Hi,
I have a list of mime types associated wth custom "doctypes", i.e. (shortened):
{
"binary":[
"application/octet-stream"
],
"latex":[
"application/x-bibtex-text-file",
"application/x-latex",
"application/x-tex"
],
"markup":[
"application/xml",
"text/html",
"text/markdown",
"text/xhtml+xml",
"text/xml",
"text/x-web-markdown"
],
"pdf":[
"application/pdf"
],
"spreadsheet":[
"text/csv",
"application/ms-excel"
],
"source":[
"text/x-c",
"text/x-python",
"text/sh"
],
"text":[
"text/plain"
]
}
The users are only interested in querying doctypes.
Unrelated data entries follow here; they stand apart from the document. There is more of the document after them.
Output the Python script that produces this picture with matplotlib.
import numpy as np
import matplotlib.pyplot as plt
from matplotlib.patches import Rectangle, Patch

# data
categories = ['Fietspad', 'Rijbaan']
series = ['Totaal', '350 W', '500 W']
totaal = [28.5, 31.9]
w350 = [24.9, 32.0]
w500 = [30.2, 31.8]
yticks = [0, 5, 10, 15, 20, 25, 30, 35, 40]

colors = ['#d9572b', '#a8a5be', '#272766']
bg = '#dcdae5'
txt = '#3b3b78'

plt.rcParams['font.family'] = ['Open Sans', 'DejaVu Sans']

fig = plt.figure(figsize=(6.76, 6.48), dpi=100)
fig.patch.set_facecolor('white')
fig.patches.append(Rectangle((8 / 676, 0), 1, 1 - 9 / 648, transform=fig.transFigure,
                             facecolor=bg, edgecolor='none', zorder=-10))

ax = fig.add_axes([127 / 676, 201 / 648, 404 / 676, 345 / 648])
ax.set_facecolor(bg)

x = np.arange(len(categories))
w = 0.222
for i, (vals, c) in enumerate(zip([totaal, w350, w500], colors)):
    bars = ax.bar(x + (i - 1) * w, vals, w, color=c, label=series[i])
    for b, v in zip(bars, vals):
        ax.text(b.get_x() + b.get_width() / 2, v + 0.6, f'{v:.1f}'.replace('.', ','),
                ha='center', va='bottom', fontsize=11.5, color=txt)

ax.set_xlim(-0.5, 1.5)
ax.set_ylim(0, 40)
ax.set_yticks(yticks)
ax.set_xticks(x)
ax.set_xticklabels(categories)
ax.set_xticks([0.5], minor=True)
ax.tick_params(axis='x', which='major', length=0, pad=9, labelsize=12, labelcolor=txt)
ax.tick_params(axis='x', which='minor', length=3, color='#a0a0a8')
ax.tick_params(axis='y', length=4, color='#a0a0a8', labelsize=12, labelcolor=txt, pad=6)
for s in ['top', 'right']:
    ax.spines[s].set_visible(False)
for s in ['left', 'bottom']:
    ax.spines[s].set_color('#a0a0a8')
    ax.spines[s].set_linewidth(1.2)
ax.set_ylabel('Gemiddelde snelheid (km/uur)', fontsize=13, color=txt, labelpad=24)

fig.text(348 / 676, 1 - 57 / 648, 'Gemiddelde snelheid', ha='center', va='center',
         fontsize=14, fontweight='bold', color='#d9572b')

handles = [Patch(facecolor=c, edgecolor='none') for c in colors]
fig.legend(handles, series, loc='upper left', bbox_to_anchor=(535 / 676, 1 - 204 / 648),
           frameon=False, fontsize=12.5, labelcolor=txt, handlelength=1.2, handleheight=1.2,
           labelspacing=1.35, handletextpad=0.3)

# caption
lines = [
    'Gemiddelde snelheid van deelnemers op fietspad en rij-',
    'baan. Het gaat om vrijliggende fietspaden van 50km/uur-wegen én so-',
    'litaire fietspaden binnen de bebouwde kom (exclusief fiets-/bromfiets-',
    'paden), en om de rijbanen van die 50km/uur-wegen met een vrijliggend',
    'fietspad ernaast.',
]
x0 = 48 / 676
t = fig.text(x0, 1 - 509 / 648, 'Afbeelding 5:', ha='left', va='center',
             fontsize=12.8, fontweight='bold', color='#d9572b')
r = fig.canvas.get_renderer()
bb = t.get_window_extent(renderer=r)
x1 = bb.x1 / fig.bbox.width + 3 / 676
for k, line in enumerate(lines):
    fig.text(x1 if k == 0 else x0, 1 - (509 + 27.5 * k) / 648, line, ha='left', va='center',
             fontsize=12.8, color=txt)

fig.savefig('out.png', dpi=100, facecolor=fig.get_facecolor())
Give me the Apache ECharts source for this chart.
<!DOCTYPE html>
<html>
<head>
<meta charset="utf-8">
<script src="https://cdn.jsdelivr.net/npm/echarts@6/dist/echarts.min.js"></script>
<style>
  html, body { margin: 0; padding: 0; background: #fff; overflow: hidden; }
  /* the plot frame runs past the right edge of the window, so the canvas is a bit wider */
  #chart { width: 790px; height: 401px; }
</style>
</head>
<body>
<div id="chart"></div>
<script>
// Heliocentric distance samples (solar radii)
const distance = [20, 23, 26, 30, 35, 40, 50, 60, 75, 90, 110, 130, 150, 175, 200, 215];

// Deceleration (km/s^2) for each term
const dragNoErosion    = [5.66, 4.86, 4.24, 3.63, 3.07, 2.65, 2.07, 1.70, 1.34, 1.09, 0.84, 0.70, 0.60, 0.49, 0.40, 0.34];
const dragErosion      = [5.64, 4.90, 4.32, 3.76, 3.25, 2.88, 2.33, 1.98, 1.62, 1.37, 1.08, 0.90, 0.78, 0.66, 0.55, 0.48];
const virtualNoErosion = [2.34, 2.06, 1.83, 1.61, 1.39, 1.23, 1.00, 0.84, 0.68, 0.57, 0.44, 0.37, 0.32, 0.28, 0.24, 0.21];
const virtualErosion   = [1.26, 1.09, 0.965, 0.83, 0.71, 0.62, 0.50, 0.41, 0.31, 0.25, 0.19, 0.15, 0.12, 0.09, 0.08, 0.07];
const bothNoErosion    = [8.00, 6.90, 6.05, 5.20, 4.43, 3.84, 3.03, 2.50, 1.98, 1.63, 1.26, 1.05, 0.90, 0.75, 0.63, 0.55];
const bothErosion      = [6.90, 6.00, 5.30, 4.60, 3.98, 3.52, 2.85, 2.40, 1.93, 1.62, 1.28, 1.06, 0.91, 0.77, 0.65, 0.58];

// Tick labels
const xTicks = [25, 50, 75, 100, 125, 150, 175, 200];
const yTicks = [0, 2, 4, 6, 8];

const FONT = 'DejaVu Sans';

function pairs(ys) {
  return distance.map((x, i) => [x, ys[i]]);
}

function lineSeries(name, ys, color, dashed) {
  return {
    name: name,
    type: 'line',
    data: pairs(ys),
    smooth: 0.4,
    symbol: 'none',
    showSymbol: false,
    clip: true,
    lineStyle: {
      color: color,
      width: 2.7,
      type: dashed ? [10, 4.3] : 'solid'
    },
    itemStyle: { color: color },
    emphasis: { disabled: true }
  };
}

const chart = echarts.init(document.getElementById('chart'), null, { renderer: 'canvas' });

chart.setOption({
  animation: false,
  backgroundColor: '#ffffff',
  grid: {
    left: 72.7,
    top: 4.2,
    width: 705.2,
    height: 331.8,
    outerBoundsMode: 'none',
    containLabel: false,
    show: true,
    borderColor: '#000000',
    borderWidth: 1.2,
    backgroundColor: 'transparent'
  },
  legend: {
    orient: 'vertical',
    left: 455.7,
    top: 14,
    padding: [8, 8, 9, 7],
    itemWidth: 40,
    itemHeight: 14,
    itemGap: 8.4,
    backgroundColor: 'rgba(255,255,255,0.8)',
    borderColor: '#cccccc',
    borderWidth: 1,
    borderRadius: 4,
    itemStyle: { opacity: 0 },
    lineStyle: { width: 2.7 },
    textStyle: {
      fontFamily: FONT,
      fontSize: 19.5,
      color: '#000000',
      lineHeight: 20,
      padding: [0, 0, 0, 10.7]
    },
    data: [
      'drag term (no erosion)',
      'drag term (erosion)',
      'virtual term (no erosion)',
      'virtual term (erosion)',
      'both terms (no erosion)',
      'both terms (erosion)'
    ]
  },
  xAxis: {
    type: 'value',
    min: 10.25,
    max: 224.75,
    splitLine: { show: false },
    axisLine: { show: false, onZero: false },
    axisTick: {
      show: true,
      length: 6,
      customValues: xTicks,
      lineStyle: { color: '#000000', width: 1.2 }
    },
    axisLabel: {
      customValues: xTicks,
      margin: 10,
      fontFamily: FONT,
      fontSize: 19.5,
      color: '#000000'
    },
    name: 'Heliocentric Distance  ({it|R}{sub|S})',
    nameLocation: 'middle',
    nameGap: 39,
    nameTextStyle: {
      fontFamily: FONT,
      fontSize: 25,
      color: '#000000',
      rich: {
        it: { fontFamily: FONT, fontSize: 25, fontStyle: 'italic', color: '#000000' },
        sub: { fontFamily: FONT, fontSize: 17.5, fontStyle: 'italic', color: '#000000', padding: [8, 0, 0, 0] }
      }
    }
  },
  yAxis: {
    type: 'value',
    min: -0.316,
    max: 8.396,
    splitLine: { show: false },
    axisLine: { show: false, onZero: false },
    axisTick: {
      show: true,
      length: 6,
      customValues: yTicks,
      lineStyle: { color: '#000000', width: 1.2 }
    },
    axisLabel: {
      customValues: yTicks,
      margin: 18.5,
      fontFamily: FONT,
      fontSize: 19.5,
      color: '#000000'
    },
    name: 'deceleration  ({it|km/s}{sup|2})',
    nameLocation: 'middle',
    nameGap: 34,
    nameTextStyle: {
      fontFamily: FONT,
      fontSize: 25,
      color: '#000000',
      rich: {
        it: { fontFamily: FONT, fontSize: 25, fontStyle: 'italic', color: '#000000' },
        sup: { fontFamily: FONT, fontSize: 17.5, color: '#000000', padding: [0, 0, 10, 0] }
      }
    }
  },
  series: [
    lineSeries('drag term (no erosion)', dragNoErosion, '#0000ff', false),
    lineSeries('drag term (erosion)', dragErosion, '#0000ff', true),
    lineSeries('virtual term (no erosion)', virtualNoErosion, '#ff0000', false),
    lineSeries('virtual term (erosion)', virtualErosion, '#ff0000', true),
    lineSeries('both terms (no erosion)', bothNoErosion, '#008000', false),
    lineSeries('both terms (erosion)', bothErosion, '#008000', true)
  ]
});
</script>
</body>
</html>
The current implementation solves this by creating a huge filter and aggregation query based on the file.content_type
field:
...
filter:
[ { terms:
{ 'file.content_type':
[ 'text/rtf',
'application.msword',
'application/vnd.ms-word',
'application/vnd.ms-word.document.macroenabled.12',
'application/vnd.ms-word.template.macroenabled.12',
'application/vnd.oasis.opendocument.text',
'application/vnd.oasis.opendocument.text-flat-xml',
'application/vnd.oasis.opendocument.text-master',
'application/vnd.oasis.opendocument.text-template',
'application/vnd.oasis.opendocument.text-web',
'application/vnd.openxmlformats-officedocument.wordprocessingml.document',
'application/vnd.openxmlformats-officedocument.wordprocessingml.template' ] } } ] } },
aggregations:
{ doctypes:
{ filters:
{ other_bucket_key: 'other',
filters: {
document:
{ terms:
{ 'file.content_type':
[ 'text/rtf',
'application.msword',
'application/vnd.ms-word',
'application/vnd.ms-word.document.macroenabled.12',
'application/vnd.ms-word.template.macroenabled.12',
'application/vnd.oasis.opendocument.text',
'application/vnd.oasis.opendocument.text-flat-xml',
'application/vnd.oasis.opendocument.text-master',
'application/vnd.oasis.opendocument.text-template',
'application/vnd.oasis.opendocument.text-web',
'application/vnd.openxmlformats-officedocument.wordprocessingml.document',
'application/vnd.openxmlformats-officedocument.wordprocessingml.template' ] } },
...
This is obviously not an ideal situation. I'd prefer to create a file.doctype
field at time of indexation based on my mime types list. I figured out how to add a field and it's value for a single document with the update API, but I'm not sure how to do this conditionally.
Kind Regards,
thurse